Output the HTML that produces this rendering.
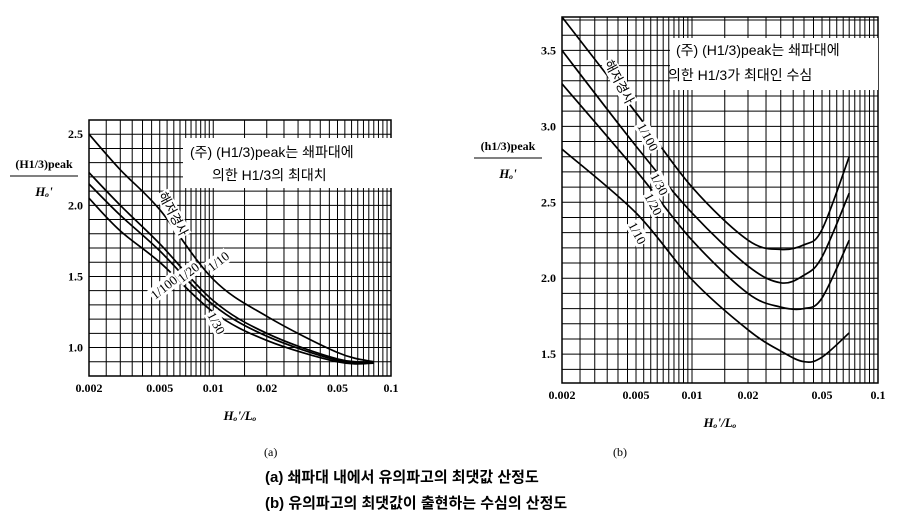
<!DOCTYPE html>
<html><head><meta charset="utf-8"><style>
body{margin:0;background:#fff;width:898px;height:526px;overflow:hidden}
svg{font-family:"Liberation Serif","Noto Serif CJK SC",serif}
.k{font-family:"Liberation Sans","Noto Sans CJK KR",sans-serif}
</style></head><body>
<svg id="s" width="898" height="526">
<g id="ga"></g>
<g id="gb"></g>
<text x="264" y="456" font-size="12">(a)</text>
<text x="613" y="456" font-size="12">(b)</text>
<text class="k" x="265" y="482" font-size="15" font-weight="bold">(a) 쇄파대 내에서 유의파고의 최댓값 산정도</text>
<text class="k" x="265" y="508" font-size="15" font-weight="bold">(b) 유의파고의 최댓값이 출현하는 수심의 산정도</text>
</svg>
<script>
const xTicks=[0.002,0.005,0.01,0.02,0.05,0.1];
const xTickLabels=["0.002","0.005","0.01","0.02","0.05","0.1"];
const aYTicks=[1.0,1.5,2.0,2.5];
const bYTicks=[1.5,2.0,2.5,3.0,3.5];
const aX=[0.002,0.003,0.005,0.01,0.02,0.05,0.08];
const a10=[2.5,2.25,1.97,1.48,1.22,0.965,0.9];
const a20=[2.23,2.0,1.73,1.33,1.1,0.92,0.9];
const a30=[2.15,1.93,1.68,1.3,1.08,0.91,0.89];
const a100=[2.05,1.82,1.6,1.25,1.05,0.9,0.89];
const bX=[0.002,0.005,0.01,0.02,0.03,0.04,0.05,0.07];
const b100=[3.72,3.09,2.6,2.25,2.19,2.22,2.32,2.8];
const b30=[3.5,2.87,2.43,2.08,1.97,2.02,2.14,2.56];
const b20=[3.28,2.71,2.25,1.9,1.81,1.8,1.87,2.25];
const b10=[2.85,2.43,1.99,1.66,1.52,1.45,1.48,1.64];
const NS="http://www.w3.org/2000/svg";
function mk(p,t,a,txt){const e=document.createElementNS(NS,t);for(const k in a)e.setAttribute(k,a[k]);if(txt!=null)e.textContent=txt;p.appendChild(e);return e;}
function smooth(P){let d='M'+P[0][0].toFixed(1)+','+P[0][1].toFixed(1);
 for(let i=0;i<P.length-1;i++){const p0=P[i-1]||P[i],p1=P[i],p2=P[i+1],p3=P[i+2]||p2;
  const c1=[p1[0]+(p2[0]-p0[0])/6,p1[1]+(p2[1]-p0[1])/6],c2=[p2[0]-(p3[0]-p1[0])/6,p2[1]-(p3[1]-p1[1])/6];
  d+=` C${c1[0].toFixed(1)},${c1[1].toFixed(1)} ${c2[0].toFixed(1)},${c2[1].toFixed(1)} ${p2[0].toFixed(1)},${p2[1].toFixed(1)}`;}
 return d;}
function chart(g,L,R,T,B,ymin,ymax,yt,series,names,ylab,note1,note2,labels){
 const sx=v=>L+(Math.log10(v)-Math.log10(0.002))/(Math.log10(0.1)-Math.log10(0.002))*(R-L);
 const sy=v=>B-(v-ymin)/(ymax-ymin)*(B-T);
 const vx=[];for(let d of [0.001,0.01])for(let m=1;m<=9.5;m+=0.5){const v=d*m;if(v>=0.002&&v<=0.1)vx.push(v);}
 vx.forEach(v=>{const l=mk(g,'line',{x1:sx(v),x2:sx(v),y1:T,y2:B,stroke:'#000','stroke-width':1});});
 for(let v=Math.ceil(ymin*10)/10;v<=ymax;v+=0.1){const l=mk(g,'line',{x1:L,x2:R,y1:sy(v),y2:sy(v),stroke:'#000','stroke-width':1});}
 const f=mk(g,'rect',{x:L,y:T,width:R-L,height:B-T,fill:'none',stroke:'#000','stroke-width':1.5});
 const nb=mk(g,'rect',note1.box);
 const n1=mk(g,'text',{x:note1.x,y:note1.y,'font-size':14,class:'k'},note1.t);
 const n2=mk(g,'text',{x:note2.x,y:note2.y,'font-size':14,class:'k'},note2.t);
 series.forEach((s,i)=>{const [xs,ys]=s;const d=smooth(xs.map((x,j)=>[sx(x),sy(ys[j])]));
  const p=mk(g,'path',{d:d,fill:'none',stroke:'#000','stroke-width':1.7});});
 labels.forEach(lb=>{const t=mk(g,'text',{x:lb[0],y:lb[1],'font-size':13,transform:`rotate(${lb[3]} ${lb[0]} ${lb[1]})`,class:lb[4]||''},lb[2]);
  const bb=t.getBBox();const r=mk(g,'rect',{x:bb.x-1,y:bb.y,width:bb.width+2,height:bb.height,fill:'#fff',transform:`rotate(${lb[3]} ${lb[0]} ${lb[1]})`});g.insertBefore(r,t);
  });
 xTicks.forEach((v,i)=>{const t=mk(g,'text',{x:sx(v),y:B+16,'font-size':12,'font-weight':'bold','text-anchor':'middle'},xTickLabels[i]);});
 yt.forEach(v=>{const t=mk(g,'text',{x:L-6,y:sy(v)+4,'font-size':12,'font-weight':'bold','text-anchor':'end'},v.toFixed(1));});
 const xl=mk(g,'text',{x:(L+R)/2,y:B+44,'font-size':13,'font-style':'italic','font-weight':'bold','text-anchor':'middle'},"Hₒ'/Lₒ");
 const y1=mk(g,'text',{x:ylab.x,y:ylab.y,'font-size':12,'font-weight':'bold','text-anchor':'middle'},ylab.t);
 mk(g,'line',{x1:ylab.x-34,x2:ylab.x+34,y1:ylab.y+8,y2:ylab.y+8,stroke:'#000'});
 const y2=mk(g,'text',{x:ylab.x,y:ylab.y+28,'font-size':13,'font-weight':'bold','font-style':'italic','text-anchor':'middle'},"Hₒ'");
}
chart(document.getElementById('ga'),89,391,120,376,0.8,2.6,aYTicks,[[aX,a10],[aX,a20],[aX,a30],[aX,a100]],['1-10','1-20','1-30','1-100'],
 {x:44,y:168,t:'(H1/3)peak'},
 {box:{x:183,y:138,width:210,height:50,fill:'#fff'},x:190,y:157,t:'(주) (H1/3)peak는 쇄파대에'},
 {x:212,y:180,t:'의한 H1/3의 최대치'},
 [[158,195,'해저경사',62,'k'],[212,272,'1/10',-38],[182,283,'1/20',-38],[155,300,'1/100',-38],[207,315,'1/30',62]]);
chart(document.getElementById('gb'),562,878,17,383,1.31,3.72,bYTicks,[[bX,b100],[bX,b30],[bX,b20],[bX,b10]],['1-100','1-30','1-20','1-10'],
 {x:508,y:150,t:'(h1/3)peak'},
 {box:{x:670,y:38,width:208,height:52,fill:'#fff'},x:676,y:55,t:'(주) (H1/3)peak는 쇄파대에'},
 {x:668,y:80,t:'의한 H1/3가 최대인 수심'},
 [[604,63,'해저경사',62,'k'],[637,126,'1/100',62],[650,176,'1/30',62],[644,196,'1/20',62],[628,225,'1/10',62]]);
</script>
</body></html>
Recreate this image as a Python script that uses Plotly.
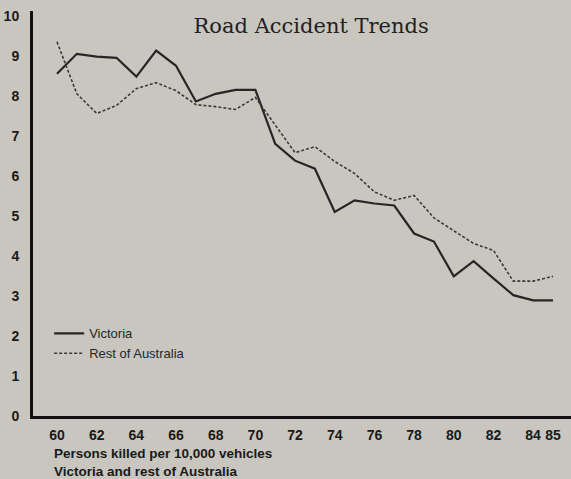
import plotly.graph_objects as go

years = list(range(1960, 1986))
victoria = [8.55, 9.05, 8.98, 8.95, 8.48, 9.13, 8.75, 7.86, 8.05, 8.15, 8.15,
            6.8, 6.38, 6.18, 5.1, 5.39, 5.31, 5.26, 4.56, 4.36, 3.49, 3.87,
            3.44, 3.02, 2.89, 2.89]
rest_of_australia = [9.35, 8.05, 7.56, 7.76, 8.18, 8.33, 8.13, 7.78, 7.73, 7.66, 7.96,
                     7.26, 6.58, 6.73, 6.36, 6.06, 5.6, 5.39, 5.51, 4.95, 4.64, 4.31,
                     4.14, 3.37, 3.37, 3.49]
x_tick_vals = [1960, 1962, 1964, 1966, 1968, 1970, 1972, 1974, 1976, 1978, 1980, 1982, 1984, 1985]
x_tick_text = ["60", "62", "64", "66", "68", "70", "72", "74", "76", "78", "80", "82", "84", "85"]
y_tick_vals = [0, 1, 2, 3, 4, 5, 6, 7, 8, 9, 10]

paper = "#c8c6bf"
ink = "#262626"

fig = go.Figure()
fig.add_trace(go.Scatter(x=years, y=victoria, mode="lines", name="Victoria",
                         line=dict(color=ink, width=2.2)))
fig.add_trace(go.Scatter(x=years, y=rest_of_australia, mode="lines", name="Rest of Australia",
                         line=dict(color="#3a3a3a", width=1.6, dash="3px,2px")))

fig.update_layout(
    width=571, height=479,
    margin=dict(l=33, r=0, t=11, b=63),
    paper_bgcolor=paper, plot_bgcolor=paper,
    showlegend=True,
    legend=dict(x=0.03, y=0.241, xanchor="left", yanchor="top",
                bgcolor="rgba(0,0,0,0)", font=dict(family="Liberation Sans", size=13, color=ink),
                itemwidth=30, tracegroupgap=0),
    title=dict(text="Road Accident Trends", x=0.545, xanchor="center", y=0.947, yanchor="middle",
               font=dict(family="DejaVu Serif", size=21, color="#222")),
    xaxis=dict(range=[1958.79, 1985.91], tickvals=x_tick_vals, ticktext=x_tick_text,
               showgrid=False, zeroline=False, showline=True, linecolor="#111", linewidth=3,
               ticks="", ticklabelstandoff=4,
               tickfont=dict(family="Liberation Sans", size=14, color="#1a1a1a", weight="bold")),
    yaxis=dict(range=[0, 10.12], tickvals=y_tick_vals,
               showgrid=False, zeroline=False, showline=True, linecolor="#111", linewidth=3,
               ticks="", ticklabelstandoff=8,
               tickfont=dict(family="Liberation Sans", size=14, color="#1a1a1a", weight="bold")),
    annotations=[
        dict(text="Persons killed per 10,000 vehicles<br>Victoria and rest of Australia",
             xref="paper", yref="paper", x=(52 - 33) / 538, y=-0.068, xanchor="left", yanchor="top",
             align="left", showarrow=False,
             font=dict(family="Liberation Sans", size=13.5, color="#1a1a1a", weight="bold")),
    ],
)

fig.write_html("out.html", config={"displayModeBar": False},
               post_script="document.body.style.margin='0';document.body.style.background='%s';" % paper)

What you should do »
Within the listing above, extract exactly the lines that run from the one containing "Recreate this image" through the one containing "import plotly.graph_objects as go", excluding any pictures.

Finished answer »
Recreate this image as a Python script that uses Plotly.
import plotly.graph_objects as go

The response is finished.